In Double Dragon, players control Billy and Jimmy Lee, two martial artist brothers that seem to run an auto shop. Gangs of thugs kidnap Billy's girlfriend Marian and it's up to the two brothers to punch everyone in sight to get her back. Players can punch, kick, jump, and headbutt their way to victory. As players defeat armed enemies, weapons are dropped which can be picked up and temporarily equipped to macho up. Weapons disappear once enemy groups have been vanquished. There are four visually distinct stages, each with its own end boss. Nothing in the game is scarier than the massive muscle man, Abobo.

A major change between the arcade and NES versions is the addition of an experience system. When the game begins, you're limited to basic jumps and punches, but new, stronger attacks are added as you defeat enemies. This gives the game a fun sense of progression, though it does make the first stage feel a bit limited. Thecnos themselves would refine the idea of a beat em up with RPG style progression in 1989's River City Ransom, one of the high-water marks of the genre. Due to technical limitations at the time, the NES version also features fewer enemies per screen than the arcade version, and whenever more than one enemy is on screen, they'll both be the same type of enemy.

A big part of what makes this genre so fun is the ability to bust through with a buddy cooperatively, but sadly, the NES version lacks this feature. In two-player mode, players alternate each time one dies, but there's no way to play a co-op mode.
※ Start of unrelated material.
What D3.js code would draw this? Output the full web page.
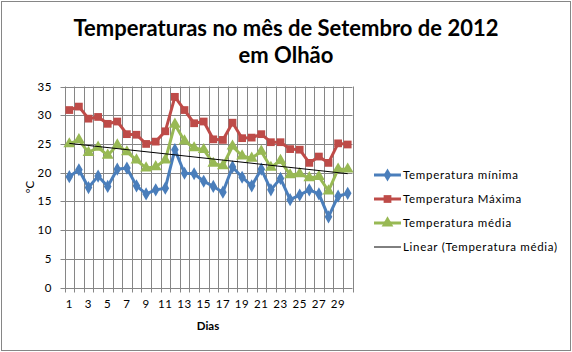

A bonus mode has been added to the NES version that allows two players to fight each other one on one, featuring six selectable characters and bigger, more detailed sprites, with the exception of Abobo, who couldn't get any bigger or buffer.

The NES Double Dragon is still a fun game to play, but the fact that you can't play it with a friend and can't continue really dampens the experience. The game has decent but not spectacular art design, outside of Abobo. The music is fast, exciting, and memorable, and it serves as a great foundation for the remixes composed for this year's Double Dragon Neon. The introduction theme that plays at the beginning of each stage definitely gets you pumped up for punchin' dudes and throwing barrels. For a game so early in its genre, Double Dragon has aged decently, but it's much more fun to get a friend and play one of its sequels (with the exception of the extremely sloppy Double Dragon III) or spiritual successors.